Copy out exactly the lines from the first line of the material below through the line containing "Chart.register(...registerables);", and nothing beyond them.

==== SUPPLIED DATA ====

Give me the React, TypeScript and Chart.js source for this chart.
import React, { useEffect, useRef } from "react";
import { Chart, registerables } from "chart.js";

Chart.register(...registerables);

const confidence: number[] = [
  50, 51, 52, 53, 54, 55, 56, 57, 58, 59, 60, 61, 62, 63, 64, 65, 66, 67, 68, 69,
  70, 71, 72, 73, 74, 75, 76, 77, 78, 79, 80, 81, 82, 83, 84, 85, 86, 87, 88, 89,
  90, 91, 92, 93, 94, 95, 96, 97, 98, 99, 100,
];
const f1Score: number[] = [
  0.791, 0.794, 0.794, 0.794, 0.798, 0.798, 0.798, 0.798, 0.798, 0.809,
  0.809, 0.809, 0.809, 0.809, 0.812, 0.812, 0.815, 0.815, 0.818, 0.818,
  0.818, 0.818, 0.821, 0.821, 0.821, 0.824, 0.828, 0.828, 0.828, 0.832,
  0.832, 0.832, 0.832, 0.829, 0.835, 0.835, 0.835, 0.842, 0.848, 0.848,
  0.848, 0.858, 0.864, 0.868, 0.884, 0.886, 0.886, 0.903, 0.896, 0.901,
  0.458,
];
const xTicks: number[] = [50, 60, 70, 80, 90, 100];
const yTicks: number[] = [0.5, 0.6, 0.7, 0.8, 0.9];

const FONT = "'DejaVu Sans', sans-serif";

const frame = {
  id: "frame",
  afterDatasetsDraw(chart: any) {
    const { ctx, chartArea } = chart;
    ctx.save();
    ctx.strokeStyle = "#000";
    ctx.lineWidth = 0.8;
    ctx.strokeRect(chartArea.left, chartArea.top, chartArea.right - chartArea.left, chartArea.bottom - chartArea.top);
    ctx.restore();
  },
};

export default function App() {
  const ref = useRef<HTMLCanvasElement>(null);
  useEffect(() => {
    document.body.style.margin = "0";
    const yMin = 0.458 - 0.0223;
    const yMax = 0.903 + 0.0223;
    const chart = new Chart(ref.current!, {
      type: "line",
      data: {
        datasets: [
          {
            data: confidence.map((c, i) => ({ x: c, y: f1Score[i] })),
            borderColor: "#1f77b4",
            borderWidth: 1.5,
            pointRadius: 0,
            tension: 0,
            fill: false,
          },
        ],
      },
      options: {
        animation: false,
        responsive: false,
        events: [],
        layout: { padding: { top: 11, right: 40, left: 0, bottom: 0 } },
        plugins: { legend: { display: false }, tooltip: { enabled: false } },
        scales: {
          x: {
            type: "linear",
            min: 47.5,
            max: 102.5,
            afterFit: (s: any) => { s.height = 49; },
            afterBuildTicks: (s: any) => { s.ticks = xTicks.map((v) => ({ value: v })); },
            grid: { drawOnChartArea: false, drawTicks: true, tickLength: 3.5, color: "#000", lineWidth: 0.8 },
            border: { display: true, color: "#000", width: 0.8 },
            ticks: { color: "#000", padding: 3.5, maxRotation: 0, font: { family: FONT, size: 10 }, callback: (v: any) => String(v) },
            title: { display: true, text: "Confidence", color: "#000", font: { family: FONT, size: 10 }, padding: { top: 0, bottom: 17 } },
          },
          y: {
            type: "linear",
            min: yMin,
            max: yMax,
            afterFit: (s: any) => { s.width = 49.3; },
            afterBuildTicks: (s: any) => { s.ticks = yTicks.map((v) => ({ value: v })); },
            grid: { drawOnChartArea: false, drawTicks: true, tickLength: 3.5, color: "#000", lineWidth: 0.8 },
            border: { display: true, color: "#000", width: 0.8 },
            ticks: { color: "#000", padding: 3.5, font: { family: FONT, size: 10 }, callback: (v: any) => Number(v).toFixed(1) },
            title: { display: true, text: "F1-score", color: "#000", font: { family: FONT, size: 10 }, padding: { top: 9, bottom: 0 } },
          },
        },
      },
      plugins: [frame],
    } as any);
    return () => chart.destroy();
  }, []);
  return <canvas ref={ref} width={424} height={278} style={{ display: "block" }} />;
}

====

EXERCISE ANSWER =>
Give me the React, TypeScript and Chart.js source for this chart.
import React, { useEffect, useRef } from "react";
import { Chart, registerables } from "chart.js";

Chart.register(...registerables);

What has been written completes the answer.